Let’s say it’s winter outside with freezing temperatures and blizzard-like conditions. Then the power goes out — and it stays out for days throughout the majority of the city where you live. Graduate student Birva Sevak experienced this while living in Quincy, Massachusetts in 2022. As she watched the thermostat numbers continue to drop, she became increasingly concerned.
“I thought it would come back within 15 minutes, but it didn’t. Then I thought, maybe an hour or two. Nothing. It was at least three days,” says Sevak, who earned her undergraduate degree at the University of Massachusetts-Boston. “When everything is electric — even my stove was electric at the apartment — it’s a problem.”
Now Sevak, who is a graduate student earning a Master of Science in data science, is exploring how to stop widespread blackouts before they start. Sevak also references a major blackout that affected many people in the northeastern United States and Canada in 2003. An estimated 50 million people, including Dearborn residents, lost electricity for up to four days and economic damages were in the billions of dollars.
“As we add solar farms, wind turbines and millions of electric vehicles, power grids are becoming more complex and harder to protect. The safety tools operators rely on were largely designed decades ago — running a single check on a large grid can take seconds while operators need hundreds of thousands of these checks every hour,” Sevak says. “I wanted to form a complete AI pipeline for grid resilience.”
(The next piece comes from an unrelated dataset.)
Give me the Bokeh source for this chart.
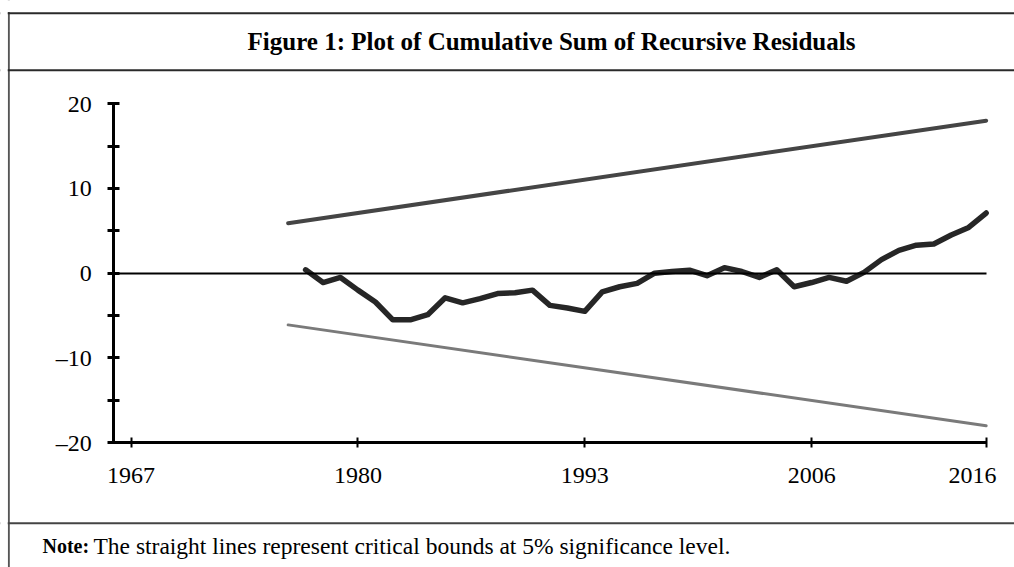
from bokeh.plotting import figure
from bokeh.models import Range1d, LinearAxis, FixedTicker, Span, Label
from bokeh.embed import file_html
from bokeh.resources import INLINE

# ---- data ----
years = list(range(1977, 2017))
cusum = [0.4, -1.1, -0.5, -2.0, -3.4, -5.5, -5.5, -4.9, -2.9, -3.5,
         -3.0, -2.4, -2.3, -2.0, -3.8, -4.1, -4.5, -2.2, -1.6, -1.2,
         0.0, 0.2, 0.35, -0.3, 0.65, 0.2, -0.5, 0.4, -1.6, -1.1,
         -0.5, -0.95, 0.1, 1.6, 2.7, 3.3, 3.45, 4.5, 5.4, 7.1]
bound_years = [1976, 2016]
upper_bound = [5.9, 18.0]
lower_bound = [-6.1, -18.0]
x_ticks = [1967, 1980, 1993, 2006, 2016]
y_ticks = [-20, -10, 0, 10, 20]
y_minor = [-15, -5, 5, 15]
title_text = "Figure 1: Plot of Cumulative Sum of Recursive Residuals"
note_bold = "Note:"
note_text = "The straight lines represent critical bounds at 5% significance level."

FONT = "Liberation Serif"
W, H = 1014, 567

p = figure(width=W, height=H, output_backend="svg", toolbar_location=None,
           x_range=Range1d(1959.516, 2017.625), y_range=Range1d(-34.73, 32.18),
           x_axis_type=None, y_axis_type=None, min_border=0,
           background_fill_color="white", border_fill_color="white")
p.outline_line_color = None
p.grid.visible = False

# ---- axes (fixed inside the frame) ----
yax = LinearAxis(fixed_location=1966, bounds=(-20, 20),
                 ticker=FixedTicker(ticks=y_ticks, minor_ticks=y_minor))
yax.axis_line_width = 3
yax.axis_line_color = "black"
yax.major_tick_in = 6
yax.major_tick_out = 6
yax.minor_tick_in = 6
yax.minor_tick_out = 6
yax.major_tick_line_width = 3
yax.minor_tick_line_width = 3
yax.major_tick_line_color = "black"
yax.minor_tick_line_color = "black"
yax.major_label_text_font = FONT
yax.major_label_text_font_size = "24px"
yax.major_label_text_color = "black"
yax.major_label_standoff = 16
yax.major_label_overrides = {-20: "\u201320", -10: "\u201310"}
p.add_layout(yax, "left")

xax = LinearAxis(fixed_location=-20, bounds=(1966, 2016),
                 ticker=FixedTicker(ticks=x_ticks, minor_ticks=[]))
xax.axis_line_width = 3
xax.axis_line_color = "black"
xax.major_tick_in = 5
xax.major_tick_out = 5
xax.major_tick_line_width = 2
xax.major_tick_line_color = "black"
xax.minor_tick_line_color = None
xax.major_label_text_font = FONT
xax.major_label_text_font_size = "24px"
xax.major_label_text_color = "black"
xax.major_label_standoff = 14
xax.major_label_overrides = {2016: "2016\u00a0\u00a0\u00a0"}
p.add_layout(xax, "below")

zax = LinearAxis(fixed_location=0, bounds=(1966, 2016),
                 ticker=FixedTicker(ticks=[], minor_ticks=[]))
zax.axis_line_width = 2
zax.axis_line_color = "black"
zax.major_tick_line_color = None
zax.minor_tick_line_color = None
zax.major_label_text_font_size = "0px"
p.add_layout(zax, "below")

# ---- data lines ----
p.line(bound_years, upper_bound, line_color="#454545", line_width=4, line_cap="round")
p.line(bound_years, lower_bound, line_color="#7a7a7a", line_width=3, line_cap="round")
p.line(years, cusum, line_color="#262626", line_width=5.5, line_join="round", line_cap="round")

# ---- frame decorations (screen units, y from bottom) ----
p.add_layout(Span(location=8.3, location_units="screen", dimension="height",
                  line_color="#555555", line_width=2))
p.add_layout(Span(location=561.3, location_units="screen", dimension="width",
                  line_color="white", line_width=11.5))
for loc, col in [(554.3, "#2a2a2a"), (497.3, "#2a2a2a"), (44.3, "#444444")]:
    p.add_layout(Span(location=loc, location_units="screen", dimension="width",
                      line_color=col, line_width=2))
p.add_layout(Span(location=3.6, location_units="screen", dimension="height",
                  line_color="white", line_width=7.2))

p.add_layout(Label(x=551, y=526, x_units="screen", y_units="screen", text=title_text,
                   text_font=FONT, text_font_size="25px", text_font_style="bold",
                   text_align="center", text_baseline="middle", text_color="black"))
p.add_layout(Label(x=42, y=22, x_units="screen", y_units="screen", text=note_bold,
                   text_font=FONT, text_font_size="20px", text_font_style="bold",
                   text_align="left", text_baseline="middle", text_color="black"))
p.add_layout(Label(x=93, y=22, x_units="screen", y_units="screen", text=note_text,
                   text_font=FONT, text_font_size="23.5px",
                   text_align="left", text_baseline="middle", text_color="black"))

open("out.html", "w").write(file_html(p, INLINE))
Through her graduate research, Sevak has developed two artificial intelligence models to help electric grid operators understand current conditions and predict future failures. She says one model can help operators see the grid clearly in its current state, while another looks ahead and can warn operators before a single tripped electrical line becomes a regional blackout.
Both models use graph neural networks, a specialized type of AI that’s suited to power grids because it analyzes networks of connected components — much like social media algorithms analyze networks of people. Sevak, who works full time as a software developer at Itlize Global, uses GNN to analyze complex, interconnected data at her job. Since she is familiar with that framework, she wanted to explore what public-facing problems GNN may be able to help solve. “When I saw no work like this has been done before, I thought, let's do it and see what’s possible,” she says.
The first model — Topology-Aware Gated Graph Neural Network — figures out the voltage and current at every point in a large grid. That traditionally requires solving thousands of equations from scratch, repeatedly — but Sevak’s model learns the patterns behind those equations and delivers accurate answers in a single pass. The model also learns which connections matter most under different stress conditions. “It was tested on benchmark grids ranging from 30 to over 1,300 connection points,” she says. “It consistently outperformed existing approaches, with speed advantages that grow as the grid gets larger.”